## GIVEN INSTRUCTION
Check each line of the listing for the word "matplotlib" and give only the number of lines that have it.

## MATERIAL
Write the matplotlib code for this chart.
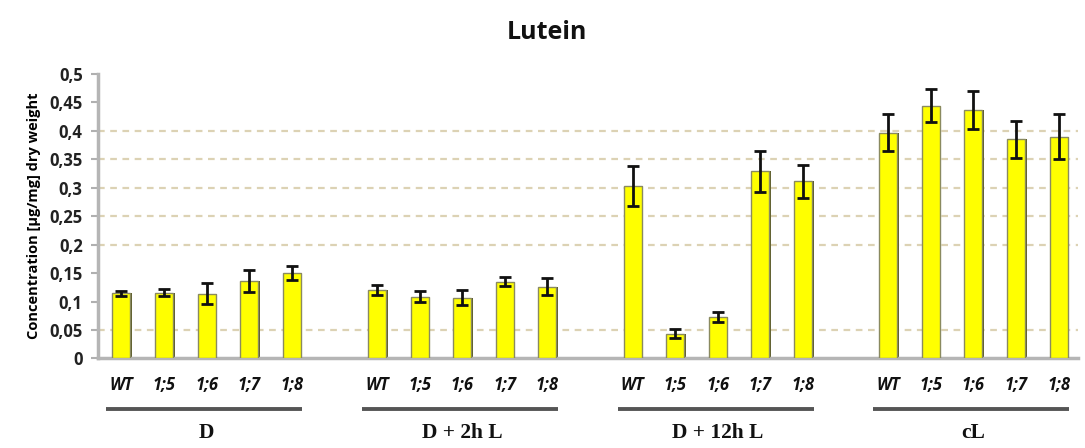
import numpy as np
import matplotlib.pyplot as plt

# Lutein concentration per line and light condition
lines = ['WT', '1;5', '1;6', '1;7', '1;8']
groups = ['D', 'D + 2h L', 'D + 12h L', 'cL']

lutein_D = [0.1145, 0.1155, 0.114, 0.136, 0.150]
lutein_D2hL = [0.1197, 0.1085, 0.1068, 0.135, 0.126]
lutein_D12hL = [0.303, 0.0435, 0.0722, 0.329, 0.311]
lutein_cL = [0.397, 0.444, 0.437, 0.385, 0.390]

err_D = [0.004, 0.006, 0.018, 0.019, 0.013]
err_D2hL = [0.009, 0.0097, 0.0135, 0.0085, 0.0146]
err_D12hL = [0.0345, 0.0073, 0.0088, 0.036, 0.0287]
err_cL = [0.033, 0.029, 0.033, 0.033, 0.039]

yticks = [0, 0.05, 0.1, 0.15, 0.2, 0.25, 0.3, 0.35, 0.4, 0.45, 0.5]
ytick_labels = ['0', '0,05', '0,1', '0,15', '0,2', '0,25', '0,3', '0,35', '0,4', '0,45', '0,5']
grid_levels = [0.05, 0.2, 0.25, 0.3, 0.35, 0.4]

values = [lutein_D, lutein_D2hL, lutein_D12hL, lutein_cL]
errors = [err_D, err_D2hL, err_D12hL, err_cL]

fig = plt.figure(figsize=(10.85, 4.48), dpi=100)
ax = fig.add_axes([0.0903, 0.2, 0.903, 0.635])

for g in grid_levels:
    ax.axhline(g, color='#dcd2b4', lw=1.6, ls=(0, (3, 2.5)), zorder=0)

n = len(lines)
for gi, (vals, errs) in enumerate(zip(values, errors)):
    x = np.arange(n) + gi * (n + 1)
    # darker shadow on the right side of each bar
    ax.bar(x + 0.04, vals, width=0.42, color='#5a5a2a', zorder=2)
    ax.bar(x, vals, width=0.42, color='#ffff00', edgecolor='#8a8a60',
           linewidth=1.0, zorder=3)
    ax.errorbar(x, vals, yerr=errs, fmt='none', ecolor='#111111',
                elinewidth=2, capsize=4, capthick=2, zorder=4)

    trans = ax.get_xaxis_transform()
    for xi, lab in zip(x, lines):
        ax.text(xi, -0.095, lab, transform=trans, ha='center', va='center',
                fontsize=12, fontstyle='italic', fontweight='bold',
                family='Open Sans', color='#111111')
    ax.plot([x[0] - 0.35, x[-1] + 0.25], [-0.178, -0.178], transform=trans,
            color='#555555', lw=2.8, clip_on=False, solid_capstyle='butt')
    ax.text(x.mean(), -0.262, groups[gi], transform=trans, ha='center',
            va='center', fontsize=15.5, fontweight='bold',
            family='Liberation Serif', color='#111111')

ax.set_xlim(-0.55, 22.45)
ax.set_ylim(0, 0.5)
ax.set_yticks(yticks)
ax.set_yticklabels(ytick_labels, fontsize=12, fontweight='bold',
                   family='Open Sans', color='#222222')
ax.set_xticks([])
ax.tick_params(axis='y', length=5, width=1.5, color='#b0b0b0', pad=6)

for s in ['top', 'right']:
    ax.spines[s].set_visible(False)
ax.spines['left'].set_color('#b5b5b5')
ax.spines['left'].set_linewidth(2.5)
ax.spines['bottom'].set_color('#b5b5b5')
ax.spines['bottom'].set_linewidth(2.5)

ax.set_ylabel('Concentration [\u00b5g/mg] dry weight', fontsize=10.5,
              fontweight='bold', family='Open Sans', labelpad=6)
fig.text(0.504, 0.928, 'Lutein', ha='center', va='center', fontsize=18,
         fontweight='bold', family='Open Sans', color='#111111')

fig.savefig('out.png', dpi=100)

## OUTPUT
2